Suppose I believe that being okay with focusing on a bucket that doesn’t address my desired experiences immediately categorizes me as an imposter or hypocrite. In that case, I’ll always question if I’m living life “right,”… wondering if I should stretch myself thin instead of soaking in and claiming the offerings of where I am.

I would also not allow myself to design a routine that discourages a notion of toxic positivity and the binary life approach of right/wrong and good/bad.

At any particular moment, living a life that provides fulfillment through the freedom to explore and experience what I love will only proceed with the day-to-day realities I face.

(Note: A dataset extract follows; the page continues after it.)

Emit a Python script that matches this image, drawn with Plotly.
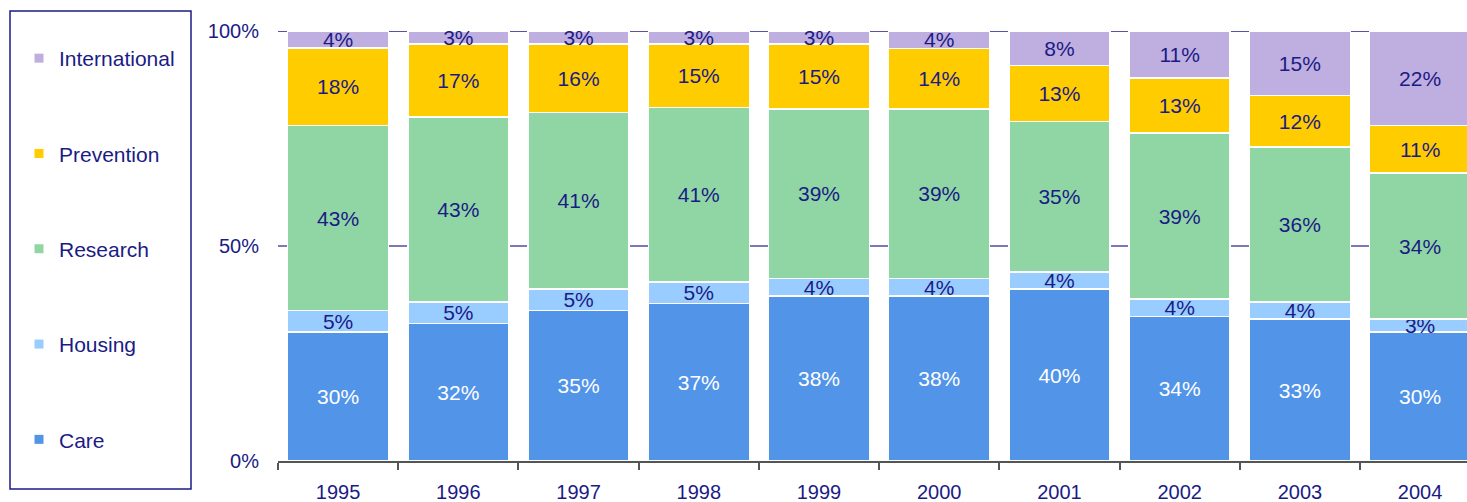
import plotly.graph_objects as go

years = ["1995", "1996", "1997", "1998", "1999", "2000", "2001", "2002", "2003", "2004"]
care = [30, 32, 35, 37, 38, 38, 40, 34, 33, 30]
housing = [5, 5, 5, 5, 4, 4, 4, 4, 4, 3]
research = [43, 43, 41, 41, 39, 39, 35, 39, 36, 34]
prevention = [18, 17, 16, 15, 15, 14, 13, 13, 12, 11]
international = [4, 3, 3, 3, 3, 4, 8, 11, 15, 22]

series_names = ["Care", "Housing", "Research", "Prevention", "International"]
series_values = [care, housing, research, prevention, international]
colors = ["#5294e8", "#99ccff", "#90d6a4", "#ffcc00", "#bfaee0"]
text_colors = ["#ffffff", "#1b1b85", "#1b1b85", "#1b1b85", "#1b1b85"]

NAVY = "#1b1b85"
FONT = "Liberation Sans, Arial, sans-serif"

fig = go.Figure()
for name, vals, col, tcol in zip(series_names, series_values, colors, text_colors):
    fig.add_trace(go.Bar(
        x=years, y=vals, name=name,
        marker=dict(color=col, line=dict(color="white", width=1.5)),
        text=[f"{v}%" for v in vals],
        textposition="inside", insidetextanchor="middle", textangle=0,
        constraintext="none",
        textfont=dict(family=FONT, size=21, color=tcol),
        showlegend=False, hoverinfo="skip",
    ))

# legend entries (small square markers)
for name, col in zip(series_names[::-1], colors[::-1]):
    fig.add_trace(go.Scatter(
        x=[None], y=[None], mode="markers", name=name,
        marker=dict(symbol="square", size=9, color=col),
        legendgroup=name, showlegend=True,
    ))

W, H = 1467, 502
ML, MR, MT, MB = 278, 0, 31, 41
pw = W - ML - MR
ph = H - MT - MB

def px_x(p):
    return (p - ML) / pw

def px_y(p):
    return (H - MB - p) / ph

fig.update_layout(
    width=W, height=H,
    margin=dict(l=ML, r=MR, t=MT, b=MB, autoexpand=False),
    barmode="stack", barnorm="percent", bargap=0.16,
    plot_bgcolor="white", paper_bgcolor="white",
    font=dict(family=FONT, color=NAVY, size=20),
    legend=dict(
        x=px_x(19), y=px_y(38), xanchor="left", yanchor="top",
        traceorder="grouped", tracegroupgap=65, maxheight=480,
        font=dict(family=FONT, size=21, color=NAVY),
        bgcolor="rgba(0,0,0,0)", borderwidth=0,
    ),
    xaxis=dict(
        type="category", range=[-0.5, 9.39],
        showline=True, linecolor="#555555", linewidth=1.5,
        ticks="outside", tickson="boundaries", ticklen=7, tickcolor="#555555", tickwidth=1.5,
        tickfont=dict(family=FONT, size=20, color=NAVY),
        ticklabelstandoff=12,
        showgrid=False, zeroline=False,
    ),
    yaxis=dict(
        range=[0, 100], tickvals=[0, 50, 100], ticktext=["0%", "50%", "100%"],
        showgrid=True, gridcolor="#7a7ab8", gridwidth=1.5,
        zeroline=False, showline=False, ticks="",
        tickfont=dict(family=FONT, size=20, color=NAVY),
        ticklabelstandoff=18,
    ),
    shapes=[
        dict(type="line", xref="paper", yref="y", x0=0, x1=1, y0=100, y1=100,
             line=dict(color=NAVY, width=1.5), layer="below"),
        dict(type="rect", xref="paper", yref="paper",
             x0=px_x(10), x1=px_x(191), y0=px_y(489), y1=px_y(11),
             line=dict(color=NAVY, width=1.5), fillcolor="rgba(0,0,0,0)"),
    ],
)

fig.write_html("out.html", config={"displayModeBar": False},
               post_script="document.body.style.margin='0';")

With this objective chaos comes a rich and complex experience.

I’m still accepting that plans don’t always go as planned, contributing to our life’s texture.

I have to be unapologetic about what I will need to thrive.

I have to stop chasing the idealistic picture of what composes a valuable life.

When seeking to build the endurance to sustain personal development, I have to allow myself to [re]-explore the nuances of desire and the coexistence of multiple and potentially contradictory objectives.

I have to implement a p̶e̶r̶f̶e̶c̶t̶ good plan to start today and not delay to an undefined tomorrow.